Here the decedent had worked for this employer for twelve years without any trouble and with acknowledged satisfactory service. At the time of the occurrence which gave rise to the conclusion of “industrial misconduct,” the decedent was sixty-four (64) years of age in 1962 and had applied for Social Security benefits. The foreman placed trimmings in decedent’s wheelbarrow which the president of the employer foundry had previously told decedent “to let them carry it back.” This set of circumstances builds up to an almost inescapable inference which lacks much in being compatible with the liberal construction which must be accorded the Employment Security Act (§52-1525 et seq., Burns’ 1951 Replacement, as amended) to the end of alleviation of economic insecurity due to unemployment.
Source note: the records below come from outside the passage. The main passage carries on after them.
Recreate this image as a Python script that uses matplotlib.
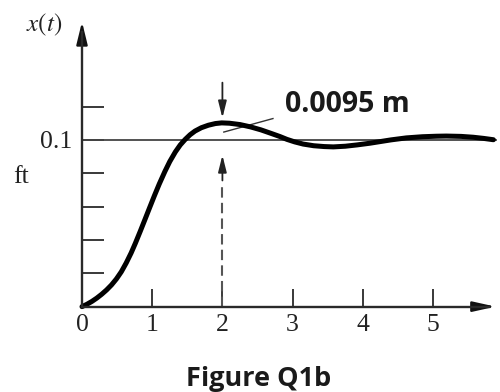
import matplotlib
matplotlib.use("Agg")
import matplotlib.pyplot as plt

# data
t_vals = [0.0, 0.07, 0.14, 0.21, 0.28, 0.35, 0.42, 0.49, 0.56, 0.63, 0.70, 0.76, 0.83, 0.90,
          0.96, 1.03, 1.10, 1.18, 1.25, 1.33, 1.40, 1.47, 1.54, 1.61, 1.70, 1.80, 1.90, 1.99,
          2.10, 2.25, 2.40, 2.55, 2.70, 2.82, 2.92, 3.03, 3.15, 3.30, 3.45, 3.58, 3.75, 3.92,
          4.10, 4.25, 4.40, 4.62, 4.85, 5.05, 5.19, 5.40, 5.57, 5.72, 5.86]
x_vals = [0.0, 0.0014, 0.0031, 0.0051, 0.0074, 0.0100, 0.0130, 0.0166, 0.0209, 0.0262, 0.0322, 0.0380, 0.0452, 0.0526,
          0.0590, 0.0664, 0.0735, 0.0810, 0.0870, 0.0928, 0.0970, 0.1003, 0.1031, 0.1053, 0.1073, 0.1088, 0.1098, 0.1102,
          0.1100, 0.1092, 0.1078, 0.1060, 0.1038, 0.1020, 0.1003, 0.0988, 0.0975, 0.0965, 0.0960, 0.0958, 0.0962, 0.0970,
          0.0980, 0.0990, 0.1000, 0.1012, 0.1019, 0.1022, 0.1023, 0.1021, 0.1016, 0.1009, 0.1001]
x_ticks = [1, 2, 3, 4, 5]
x_tick_labels = ["1", "2", "3", "4", "5"]
y_ticks = [0.02, 0.04, 0.06, 0.08, 0.10, 0.12]
y_tick_labels = ["", "", "", "", "0.1", ""]
ref_level = 0.1
peak_t = 2.0
peak_x = 0.1103
overshoot_label = "0.0095 m"

fig = plt.figure(figsize=(5.0, 3.92), dpi=100)
ax = fig.add_axes([0, 0, 1, 1])
ax.set_xlim(-1.168, 5.954)
ax.set_ylim(-0.0512, 0.1839)
ax.set_facecolor("white")

axis_col = "#2a2a2a"
for s in ["top", "right"]:
    ax.spines[s].set_visible(False)
ax.spines["left"].set_position(("data", 0))
ax.spines["bottom"].set_position(("data", 0))
ax.spines["left"].set_bounds(0, 0.165)
ax.spines["bottom"].set_bounds(0, 5.8)
for s in ["left", "bottom"]:
    ax.spines[s].set_linewidth(1.7)
    ax.spines[s].set_color(axis_col)
    ax.spines[s].set_zorder(5)

# arrowheads on axes
ax.annotate("", xy=(0, 0.1725), xytext=(0, 0.155),
            arrowprops=dict(arrowstyle="-|>,head_length=1.35,head_width=0.33", color="#111111", lw=1.7))
ax.annotate("", xy=(5.93, 0), xytext=(5.6, 0),
            arrowprops=dict(arrowstyle="-|>,head_length=1.35,head_width=0.3", color="#111111", lw=1.7))

ax.set_xticks([0] + x_ticks)
ax.set_xticklabels(["0"] + x_tick_labels)
ax.set_yticks(y_ticks)
ax.set_yticklabels(y_tick_labels)
ax.tick_params(axis="x", direction="in", length=13, width=1.3, color=axis_col, pad=5,
               labelsize=18.5, labelfontfamily="Liberation Serif", labelcolor="#222222")
ax.tick_params(axis="y", direction="in", length=15.5, width=1.3, color=axis_col, pad=7,
               labelsize=18.5, labelfontfamily="Liberation Serif", labelcolor="#222222")
ax.xaxis.get_major_ticks()[0].tick1line.set_visible(False)

# reference line at 0.1
ax.plot([0, 5.9], [ref_level, ref_level], color="#444444", lw=1.3, zorder=3)

# response curve
ax.plot(t_vals, x_vals, color="black", lw=3.6, solid_capstyle="round",
        solid_joinstyle="round", zorder=4)

# dashed line at peak time and arrows marking the overshoot
ax.plot([peak_t, peak_t], [0, 0.074], color="#555555", lw=1.5, dashes=(5, 2.5), zorder=2)
ax.annotate("", xy=(peak_t, 0.0925), xytext=(peak_t, 0.074),
            arrowprops=dict(arrowstyle="-|>,head_length=1.0,head_width=0.25", color="#222222", lw=1.3))
ax.annotate("", xy=(peak_t, 0.1115), xytext=(peak_t, 0.136),
            arrowprops=dict(arrowstyle="-|>,head_length=1.0,head_width=0.25", color="#222222", lw=1.3))

# leader line
ax.plot([2.02, 2.72], [0.1047, 0.1128], color="#333333", lw=1.0, zorder=3)

ax.text(2.89, 0.1167, overshoot_label, fontsize=20.5, fontweight="bold", family="Open Sans",
        color="#1a1a1a", ha="left", va="baseline")

ax.text(-0.285, 0.169, r"$x(t)$", fontsize=18, ha="right", va="center",
        math_fontfamily="stix", color="#222222")
ax.text(-0.985, 0.0741, "ft", fontsize=18.5, family="Liberation Serif", ha="left",
        va="baseline", color="#222222")

ax.text(2.52, -0.0476, "Figure Q1b", fontsize=19.5, fontweight="bold", family="Open Sans",
        color="#1a1a1a", ha="center", va="baseline")

fig.savefig("out.png", dpi=100)
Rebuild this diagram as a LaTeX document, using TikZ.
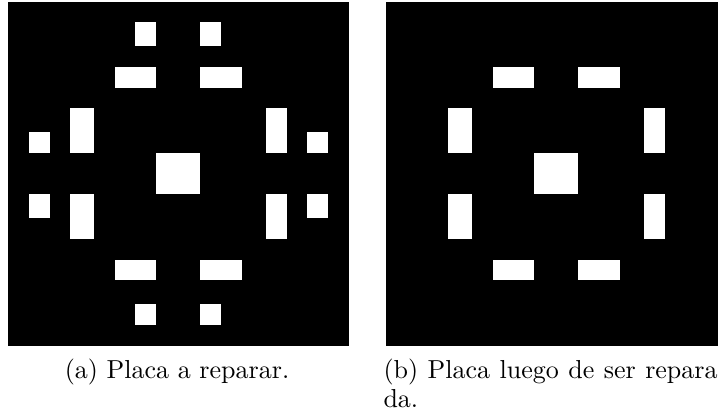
\documentclass[tikz,border=0pt]{standalone}
\begin{document}
% one unit = one pixel of a 718 x 418 frame, y pointing down
\begin{tikzpicture}[x=0.3846pt,y=-0.3846pt,
  plate/.style={fill=black},
  hole/.style={fill=white},
  caption/.style={inner sep=0pt, font=\normalsize}]
\useasboundingbox (0,0) rectangle (718,418);
\clip (0,0) rectangle (718,418);

% ---------- (a) plate with defects ----------
\fill[plate] (8,2) rectangle (349,346);
% top pads
\fill[hole] (135.3,22.3) rectangle (156.3,46.3);
\fill[hole] (200.3,22.3) rectangle (221.3,46.3);
\fill[hole] (114.7,67) rectangle (156.3,88);
\fill[hole] (200.3,67) rectangle (242.3,88);
% side pads
\fill[hole] (70.3,108.3) rectangle (94,153.3);
\fill[hole] (265.7,108.3) rectangle (286.7,153.3);
\fill[hole] (70.3,194.3) rectangle (94,239.3);
\fill[hole] (265.7,194.3) rectangle (286.7,239.3);
\fill[hole] (28.7,132.3) rectangle (49.7,153.3);
\fill[hole] (307.3,132.3) rectangle (328.3,153.3);
\fill[hole] (28.7,194.3) rectangle (49.7,218.3);
\fill[hole] (307.3,194.3) rectangle (328.3,218.3);
% centre pad
\fill[hole] (156.3,153.3) rectangle (200.3,194.3);
% bottom pads
\fill[hole] (114.7,259.7) rectangle (156.3,280.3);
\fill[hole] (200.3,259.7) rectangle (242.3,280.3);
\fill[hole] (135.3,304.3) rectangle (156.3,325.3);
\fill[hole] (200.3,304.3) rectangle (221.3,325.3);

% ---------- (b) repaired plate ----------
\begin{scope}[xshift=378*0.3846pt]
\fill[plate] (8,2) rectangle (349,346);
\fill[hole] (114.7,67) rectangle (156.3,88);
\fill[hole] (200.3,67) rectangle (242.3,88);
\fill[hole] (70.3,108.3) rectangle (94,153.3);
\fill[hole] (265.7,108.3) rectangle (286.7,153.3);
\fill[hole] (70.3,194.3) rectangle (94,239.3);
\fill[hole] (265.7,194.3) rectangle (286.7,239.3);
\fill[hole] (156.3,153.3) rectangle (200.3,194.3);
\fill[hole] (114.7,259.7) rectangle (156.3,280.3);
\fill[hole] (200.3,259.7) rectangle (242.3,280.3);
\end{scope}

% ---------- captions ----------
\node[caption, anchor=base] (capa) at (177,378) {(a) Placa a reparar.};
\node[caption, anchor=base west] (capb) at (383,378)
  {\makebox[128.5pt][s]{(b) Placa luego de ser repara}};
\node[caption, anchor=base west] (capbb) at (383,407) {da.};
\end{tikzpicture}
\end{document}
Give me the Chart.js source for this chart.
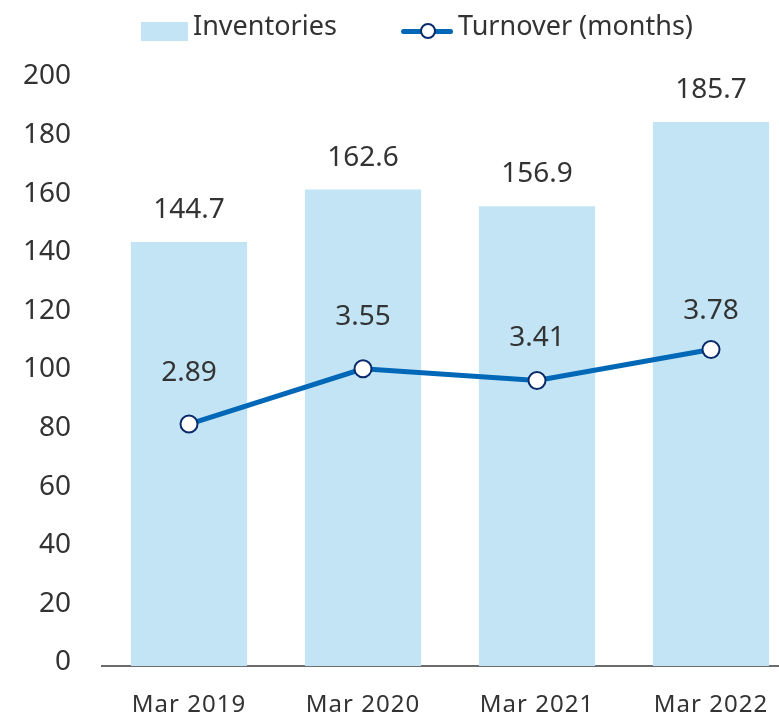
<!DOCTYPE html>
<html>
<head>
<meta charset="utf-8">
<script src="https://cdn.jsdelivr.net/npm/chart.js@4"></script>
<style>
html, body { margin: 0; padding: 0; overflow: hidden; background: #ffffff; }
#wrap { position: relative; width: 798px; height: 715px; }
#c { position: absolute; left: 0; top: 0; }
.lg-text { position: absolute; top: 11px; font-family: 'Noto Sans', sans-serif; font-size: 27px; line-height: 27px; color: #333333; white-space: nowrap; }
.lg-box { position: absolute; left: 141px; top: 22px; width: 47px; height: 19px; background: #c2e4f4; }
.lg-line { position: absolute; left: 401px; top: 28.5px; width: 52px; height: 5px; background: #0068b7; border-radius: 2.5px; }
.lg-dot { position: absolute; left: 420px; top: 23px; width: 12px; height: 12px; border: 2px solid #0b2a6b; border-radius: 50%; background: #ffffff; }
</style>
</head>
<body>
<div id="wrap">
  <canvas id="c" width="798" height="715"></canvas>
  <div class="lg-box"></div>
  <div class="lg-text" style="left:193px;">Inventories</div>
  <div class="lg-line"></div>
  <div class="lg-dot"></div>
  <div class="lg-text" style="left:458px;">Turnover (months)</div>
</div>
<script>
// ---- data ----
const categories = ['Mar 2019', 'Mar 2020', 'Mar 2021', 'Mar 2022'];
const inventories = [144.7, 162.6, 156.9, 185.7];
const turnover = [2.89, 3.55, 3.41, 3.78];
const yTickValues = [0, 20, 40, 60, 80, 100, 120, 140, 160, 180, 200];

// ---- style ----
const FONT = "'Noto Sans', sans-serif";
const TEXT = '#333333';
const BAR_COLOR = '#c2e4f4';
const LINE_COLOR = '#0068b7';
const POINT_BORDER = '#0b2a6b';
const pointLabelLift = [43, 44, 35, 31];
const barLabelLift = 24;

const valueLabels = {
  id: 'valueLabels',
  afterDatasetsDraw(chart) {
    const ctx = chart.ctx;
    ctx.save();
    ctx.font = '28px ' + FONT;
    ctx.fillStyle = TEXT;
    ctx.textAlign = 'center';
    ctx.textBaseline = 'alphabetic';
    chart.getDatasetMeta(0).data.forEach((el, i) => {
      ctx.fillText(inventories[i].toFixed(1), el.x, el.y - barLabelLift);
    });
    chart.getDatasetMeta(1).data.forEach((el, i) => {
      ctx.fillText(turnover[i].toFixed(2), el.x, el.y - pointLabelLift[i]);
    });
    ctx.restore();
  }
};

const xLetterSpacing = {
  id: 'xLetterSpacing',
  beforeDraw(chart) {
    const s = chart.scales.x;
    if (s && !s._spaced) {
      const orig = s.drawLabels.bind(s);
      s.drawLabels = function (area) {
        const c = this.ctx;
        const prev = c.letterSpacing;
        c.letterSpacing = '1px';
        orig(area);
        c.letterSpacing = prev || '0px';
      };
      s._spaced = true;
    }
  }
};

new Chart(document.getElementById('c'), {
  data: {
    labels: categories,
    datasets: [
      {
        type: 'bar',
        label: 'Inventories',
        data: inventories,
        backgroundColor: BAR_COLOR,
        borderWidth: 0,
        categoryPercentage: 1,
        barPercentage: 0.668,
        yAxisID: 'y',
        order: 2
      },
      {
        type: 'line',
        label: 'Turnover (months)',
        data: turnover,
        borderColor: LINE_COLOR,
        borderWidth: 5,
        tension: 0,
        pointRadius: 8.5,
        pointHoverRadius: 8.5,
        pointBackgroundColor: '#ffffff',
        pointBorderColor: POINT_BORDER,
        pointBorderWidth: 2,
        yAxisID: 'y1',
        order: 1
      }
    ]
  },
  options: {
    responsive: false,
    maintainAspectRatio: false,
    animation: false,
    devicePixelRatio: 1,
    layout: { autoPadding: false, padding: { top: 80, right: 0, bottom: 0, left: 0 } },
    plugins: {
      legend: { display: false },
      tooltip: { enabled: false }
    },
    scales: {
      x: {
        grid: { display: false, drawTicks: false },
        border: { display: true, color: '#6b6b6b', width: 2 },
        ticks: { font: { family: FONT, size: 24, lineHeight: 1 }, color: TEXT, padding: 27, maxRotation: 0 },
        afterFit(scale) { scale.height = 49; scale.paddingLeft = 0; scale.paddingRight = 0; }
      },
      y: {
        min: 0,
        max: 200,
        grid: { display: false, drawTicks: false },
        border: { display: false },
        ticks: { font: { family: FONT, size: 28 }, color: TEXT, padding: 31, labelOffset: -3.5 },
        afterBuildTicks(scale) { scale.ticks = yTickValues.map(v => ({ value: v })); },
        afterFit(scale) { scale.width = 102; scale.paddingTop = 0; scale.paddingBottom = 0; }
      },
      y1: {
        display: false,
        position: 'right',
        min: 0,
        max: 7
      }
    }
  },
  plugins: [valueLabels, xLetterSpacing]
});
</script>
</body>
</html>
To do other than reverse the decision of the Board in this case, in my opinion, would not only be a manifest and notorious gross injustice but lend judicial approval to a scheme of conflicting rules of employment, the violation of either of which would subject an employee to summary discharge for misconduct in connection with his work. If our vaunted theory of economic security is to survive in the present day period of economic insecurity, it will be so only by impartial judicial scrutiny of the human values involved in the mercenary conception of security enactments and the abuse thereof.
Hunter, J., concurs.
Note. — Reported in 188 N. E. 2d 281.